In last year’s budget, an extra $48.9 million was allocated for new hires, but with the Personal Emoluments stripped from the budget, it was then impossible to track how that money was going to be appropriated for these new hires. Now. Unemployment last year went up, not down. $48.9 million for new hires is a massive amount of additional money allocated in the budget. That figure actually accounts for more than half of the total amount in increased recurrent expenditure budgeted last year.

The question is – how many new people were actually hired by the government for all of that money? Where did that $48.9 million for new hires actually go? With the Personal Emoluments documents gone, the Parliament and the public can no longer see that kind of information.

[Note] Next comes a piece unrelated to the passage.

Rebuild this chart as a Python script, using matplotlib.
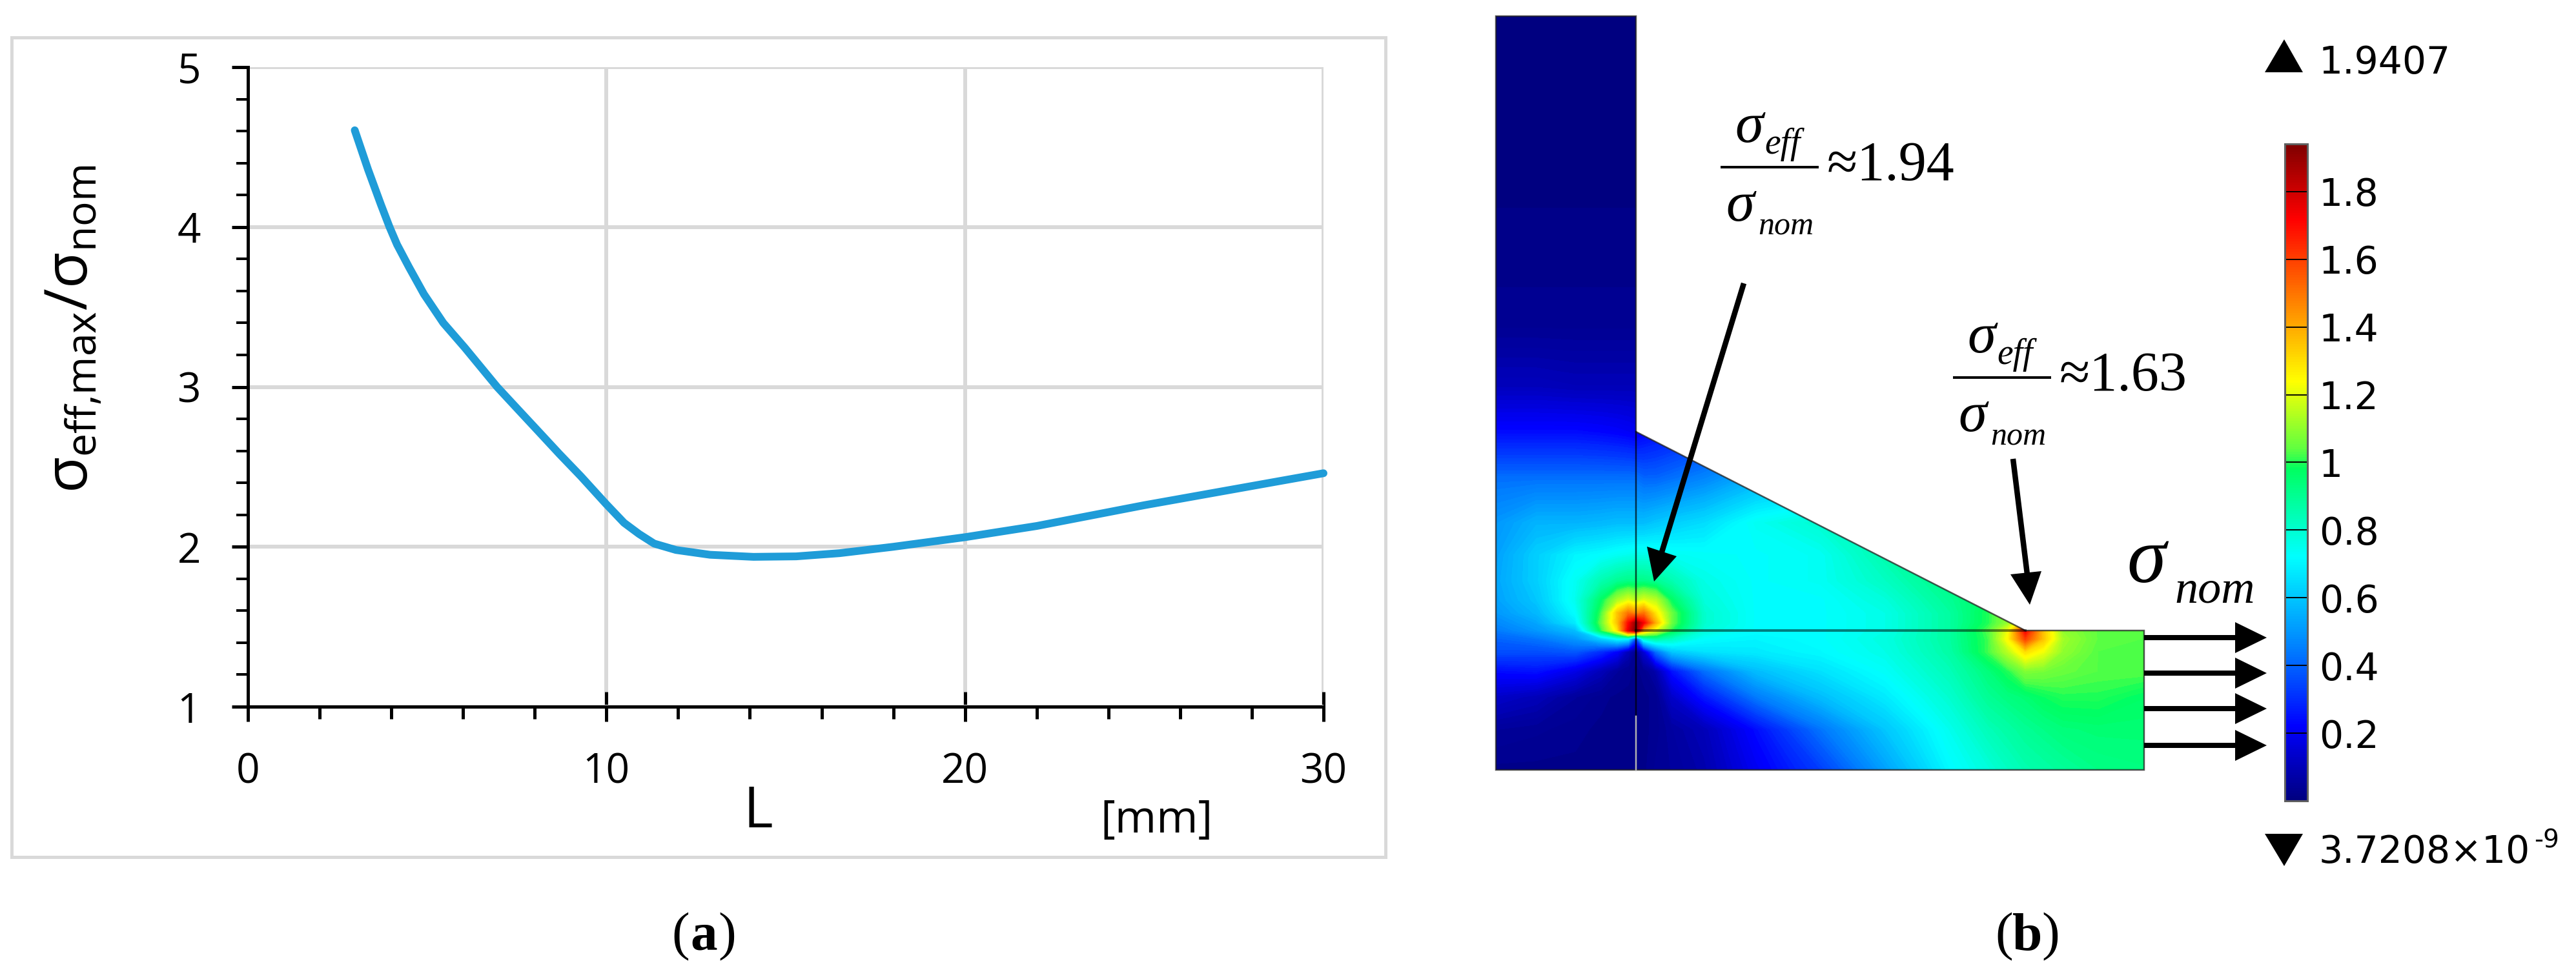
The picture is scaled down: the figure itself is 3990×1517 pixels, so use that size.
import numpy as np
import matplotlib
matplotlib.use("Agg")
import matplotlib.pyplot as plt
from matplotlib.colors import LinearSegmentedColormap, Normalize
from matplotlib.cm import ScalarMappable
from matplotlib.patches import Polygon, Rectangle
from matplotlib.ticker import MultipleLocator

plt.rcParams["font.family"] = ["Open Sans", "DejaVu Sans"]
plt.rcParams["mathtext.fontset"] = "custom"
plt.rcParams["mathtext.rm"] = "Open Sans"
plt.rcParams["mathtext.it"] = "Open Sans"
plt.rcParams["mathtext.bf"] = "Open Sans:bold"

W, H = 3990, 1517
PT = 0.72  # px -> pt at dpi 100

# ================== PANEL A DATA ==================
L_mm = [2.98, 3.35, 3.71, 3.95, 4.16, 4.49, 4.91, 5.45, 6.05, 6.95, 7.55, 8.09, 8.69, 9.29,
        9.98, 10.49, 10.91, 11.33, 11.94, 12.89, 14.1, 15.29, 16.5, 18.0, 20.0, 22.0, 25.0, 27.5, 30.0]
sigma_ratio = [4.605, 4.36, 4.14, 4.00, 3.89, 3.75, 3.58, 3.40, 3.245, 3.00, 2.855, 2.725, 2.58, 2.44,
               2.27, 2.15, 2.08, 2.02, 1.98, 1.95, 1.937, 1.94, 1.96, 2.00, 2.06, 2.13, 2.26, 2.36, 2.46]
x_ticks = [0, 10, 20, 30]
y_ticks = [1, 2, 3, 4, 5]

# ================== PANEL B DATA (field, pixel positions) ==================
field_x = [2317, 2380, 2440, 2480, 2505, 2522, 2534, 2546, 2565, 2590, 2640,
           2720, 2820, 2920, 3020, 3080, 3110, 3137, 3165, 3195, 3250, 3321]
field_y = [25, 300, 500, 600, 670, 740, 810, 860, 900, 930, 950, 965, 977, 990, 1010, 1040, 1080, 1130, 1193]
field_z = [
    [.00, .00, .00, .00, .00, .00, .00, .00, .00, .00, .00, .00, .00, .00, .00, .00, .00, .00, .00, .00, .00, .00],
    [.01, .01, .01, .01, .01, .01, .01, .01, .01, .01, .01, .01, .01, .01, .01, .01, .01, .01, .01, .01, .01, .01],
    [.03, .03, .03, .03, .03, .03, .03, .03, .03, .03, .03, .03, .03, .03, .03, .03, .03, .03, .03, .03, .03, .03],
    [.11, .11, .10, .10, .10, .10, .10, .10, .10, .10, .10, .10, .10, .10, .10, .10, .10, .10, .10, .10, .10, .10],
    [.24, .24, .24, .23, .22, .21, .20, .22, .24, .26, .30, .36, .40, .40, .40, .40, .40, .40, .40, .40, .40, .40],
    [.42, .42, .42, .42, .42, .42, .42, .40, .40, .42, .46, .55, .60, .70, .80, .80, .80, .80, .80, .80, .80, .80],
    [.50, .56, .56, .57, .58, .58, .58, .58, .60, .62, .65, .74, .80, .85, .90, 1.0, 1.0, 1.0, 1.0, 1.0, 1.0, 1.0],
    [.52, .62, .70, .72, .74, .75, .76, .76, .76, .74, .73, .72, .74, .86, .95, 1.0, 1.0, 1.0, 1.0, 1.0, 1.0, 1.0],
    [.53, .62, .74, .85, .90, .92, .92, .92, .90, .85, .76, .72, .74, .82, .93, 1.0, 1.05, 1.1, 1.1, 1.1, 1.1, 1.1],
    [.52, .60, .75, .97, 1.13, 1.20, 1.15, 1.20, 1.15, .97, .78, .72, .72, .78, .90, .98, 1.05, 1.1, 1.1, 1.1, 1.1, 1.1],
    [.50, .57, .72, 1.02, 1.35, 1.50, 1.45, 1.50, 1.28, 1.05, .80, .72, .72, .76, .88, 1.0, 1.1, 1.15, 1.15, 1.1, 1.05, 1.05],
    [.47, .53, .68, 1.05, 1.35, 1.70, 1.90, 1.72, 1.38, 1.05, .80, .72, .72, .76, .88, 1.0, 1.1, 1.35, 1.25, 1.1, 1.05, 1.05],
    [.44, .50, .58, 1.00, 1.28, 1.75, 1.94, 1.40, 1.20, 1.00, .78, .72, .72, .76, .88, 1.03, 1.22, 1.72, 1.35, 1.10, 1.04, 1.03],
    [.40, .43, .50, .62, .72, .70, .35, .80, .88, .82, .72, .70, .72, .77, .88, 1.02, 1.25, 1.60, 1.35, 1.12, 1.04, 1.03],
    [.36, .36, .38, .30, .22, .10, .03, .15, .42, .60, .66, .68, .71, .76, .87, 1.02, 1.15, 1.30, 1.22, 1.10, 1.03, 1.03],
    [.24, .25, .18, .10, .05, .03, .02, .03, .08, .25, .42, .58, .66, .73, .84, .94, 1.0, 1.08, 1.07, 1.05, 1.03, 1.03],
    [.13, .10, .05, .03, .02, .02, .02, .02, .03, .13, .26, .44, .58, .68, .80, .90, .93, .95, .98, 1.0, 1.0, .97],
    [.05, .04, .03, .02, .02, .02, .02, .02, .03, .06, .10, .24, .43, .60, .75, .84, .87, .90, .92, .94, .95, .95],
    [.02, .02, .02, .02, .02, .02, .02, .02, .04, .05, .08, .20, .33, .52, .71, .78, .82, .85, .87, .89, .92, .93],
]
field_max = 1.9407
cbar_ticks = [0.2, 0.4, 0.6, 0.8, 1, 1.2, 1.4, 1.6, 1.8]
cbar_labels = ["0.2", "0.4", "0.6", "0.8", "1", "1.2", "1.4", "1.6", "1.8"]
cmap_vals = [0, .22, .45, .72, .88, .98, 1.04, 1.24, 1.45, 1.72, 1.9407]
cmap_cols = ["#000080", "#0000ff", "#0080ff", "#00ffff", "#00ffa0", "#00ff60", "#60ff40",
             "#ffff00", "#ff9000", "#ff0000", "#800000"]

body_outline = [(2317, 25), (2534, 25), (2534, 669), (3137, 977), (3321, 977), (3321, 1193), (2317, 1193)]
load_y = [988, 1043, 1098, 1155]

fig = plt.figure(figsize=(W / 100, H / 100), dpi=100, facecolor="white")

# ================== PANEL A ==================
ax = fig.add_axes([384 / W, 1 - 1095 / H, (2050 - 384) / W, (1095 - 104) / H])
ax.plot(L_mm, sigma_ratio, color="#1f9cd8", lw=12 * PT, clip_on=False, zorder=4,
        solid_capstyle="round", solid_joinstyle="round")
ax.set_xlim(0, 30)
ax.set_ylim(1, 5)
ax.set_xticks(x_ticks)
ax.set_yticks(y_ticks)
ax.xaxis.set_minor_locator(MultipleLocator(2))
ax.yaxis.set_minor_locator(MultipleLocator(0.2))
ax.grid(True, which="major", color="#d9d9d9", lw=6 * PT)
ax.set_axisbelow(True)
for s in ["top", "right"]:
    ax.spines[s].set_visible(False)
for s in ["left", "bottom"]:
    ax.spines[s].set_linewidth(5 * PT)
ax.tick_params(axis="x", which="major", direction="inout", length=46 * PT, width=5 * PT,
               labelsize=46, pad=46 * PT)
ax.tick_params(axis="x", which="minor", direction="out", length=19 * PT, width=5 * PT)
ax.tick_params(axis="y", which="major", direction="out", length=25 * PT, width=5 * PT,
               labelsize=46, pad=48 * PT)
ax.tick_params(axis="y", which="minor", direction="out", length=18 * PT, width=4 * PT)

# ================== OVERLAY IN PIXEL COORDINATES ==================
ov = fig.add_axes([0, 0, 1, 1], facecolor="none")
ov.set_xlim(0, W)
ov.set_ylim(H, 0)
ov.axis("off")

ov.add_patch(Rectangle((18, 58), 2128, 1270, fill=False, ec="#d9d9d9", lw=5 * PT, zorder=0))
ov.text(114, 510, r"$\mathregular{\sigma_{eff{,}max}/\sigma_{nom}}$", rotation=90, fontsize=66,
        ha="center", va="center")
ov.text(1174, 1259, "L", fontsize=63, ha="center", va="center")
ov.text(1792, 1272, "[mm]", fontsize=50, ha="center", va="center")

serif = "Liberation Serif"
for label, xc in [("a", 1090), ("b", 3140)]:
    ov.text(xc - 22, 1452, "(", family=serif, fontsize=60, ha="right", va="center")
    ov.text(xc, 1452, label, family=serif, fontsize=60, weight="bold", ha="center", va="center")
    ov.text(xc + 22, 1452, ")", family=serif, fontsize=60, ha="left", va="center")

# ================== PANEL B: FIELD ==================
field_cmap = LinearSegmentedColormap.from_list(
    "field", [(v / field_max, c) for v, c in zip(cmap_vals, cmap_cols)])
norm = Normalize(0, field_max)
body = Polygon(body_outline, closed=True, fill=False, ec="#202020", lw=2.5 * PT, alpha=0.75, zorder=3)
ov.add_patch(body)
cs = ov.contourf(field_x, field_y, field_z, levels=np.linspace(0, field_max + 0.01, 160),
                 cmap=field_cmap, norm=norm, zorder=2, antialiased=False)
cs.set_clip_path(body)
ov.set_xlim(0, W)
ov.set_ylim(H, 0)

# inner construction lines
ov.plot([2534, 2534], [669, 1110], color="black", lw=2.5 * PT, alpha=0.7, zorder=3)
ov.plot([2534, 2534], [1110, 1193], color="#b0b0b0", lw=2.5 * PT, zorder=3)
ov.plot([2534, 3137], [977, 977], color="black", lw=4 * PT, alpha=0.5, zorder=3)

# callout arrows
for start, end in [((2701, 439), (2572, 862)), ((3118, 711), (3140, 890))]:
    ov.plot([start[0], end[0]], [start[1], end[1]], color="black", lw=8.5 * PT, zorder=5, solid_capstyle="butt")
for tip, corner1, corner2 in [
    ((2562, 901), (2551, 847), (2597, 862)),
    ((3144, 937), (3114, 890), (3162, 885)),
]:
    ov.add_patch(Polygon([tip, corner1, corner2], closed=True, color="black", lw=0, zorder=5))

# load arrows
for y in load_y:
    ov.plot([3321, 3465], [y, y], color="black", lw=8 * PT, zorder=5, solid_capstyle="butt")
    ov.add_patch(Polygon([(3511, y), (3462, y - 24), (3462, y + 24)], closed=True, color="black", lw=0, zorder=5))


def fraction(dx, dy, value):
    # sigma_eff / sigma_nom with the value beside it
    ov.plot([2667 + dx, 2815 + dx], [259 + dy, 259 + dy], color="black", lw=4 * PT, zorder=5)
    ov.text(2709 + dx, 220 + dy, "\u03c3", family=serif, style="italic", fontsize=64, ha="center", va="baseline")
    ov.text(2733 + dx, 238 + dy, "eff", family=serif, style="italic", fontsize=40, ha="left", va="baseline")
    ov.text(2695 + dx, 342 + dy, "\u03c3", family=serif, style="italic", fontsize=64, ha="center", va="baseline")
    ov.text(2723 + dx, 363 + dy, "nom", family=serif, style="italic", fontsize=36, ha="left", va="baseline")
    ov.text(2830 + dx, 279 + dy, "\u2248" + value, family=serif, fontsize=62, ha="left", va="baseline")


fraction(0, 0, "1.94")
fraction(360, 326, "1.63")

ov.text(3324, 902, "\u03c3", family=serif, style="italic", fontsize=88, ha="center", va="baseline")
ov.text(3368, 933, "nom", family=serif, style="italic", fontsize=52, ha="left", va="baseline")

# ================== COLORBAR ==================
cax = fig.add_axes([3539 / W, 1 - 1241 / H, (3574 - 3539) / W, (1241 - 223) / H])
cb = fig.colorbar(ScalarMappable(norm=norm, cmap=field_cmap), cax=cax, ticks=cbar_ticks)
cb.ax.set_yticklabels(cbar_labels, family="DejaVu Sans", fontsize=42)
cb.ax.tick_params(direction="in", length=35 * PT, width=1.5 * PT, pad=18 * PT, right=True, left=True)
cb.outline.set_edgecolor("#606060")
cb.outline.set_linewidth(3 * PT)

ov.add_patch(Polygon([(3538, 61), (3508, 112), (3567, 112)], closed=True, color="black", lw=0))
ov.add_patch(Polygon([(3538, 1342), (3508, 1292), (3567, 1292)], closed=True, color="black", lw=0))
ov.text(3592, 114, "1.9407", family="DejaVu Sans", fontsize=42, ha="left", va="baseline")
ov.text(3592, 1337, "3.7208\u00d710", family="DejaVu Sans", fontsize=42, ha="left", va="baseline")
ov.text(3925, 1313, "-9", family="DejaVu Sans", fontsize=28, ha="left", va="baseline")

plt.savefig("out.png", dpi=100)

As VAT approached, various groups called and continue to call on the government to draft fiscal responsibility legislation and to enact the Freedom of Information Act, to enable and facilitate Bahamians being able to know how our tax dollars are being spent.

It is a small wonder that such calls are going unheeded, when the government’s unprecedented budgetary move last year was a demonstration of a commitment to blocking transparency and accountability instead of creating or deepening it. The government must return the Personal Emoluments documents to the annual budget to be tabled in May.

It should also list in the budget how much money it is collecting in Environmental Levy fees. We were told that the Levy fees were for the environmentally sustainable disposal of items that would attract the fee. But the government never created the Environmental Levy Fund as required by an Act of Parliament, so as to administrate these fees.

As a consequence, the fees are going into the general Consolidated Fund to be used however the government sees fit. The environment is not benefiting from these fees as the government claimed it would, and the fees in truth to fact are nothing more than another tax paid on imports. More of our money is being taken from us in taxes, and less information is being given on what is happening with those multiplied millions in tax dollars.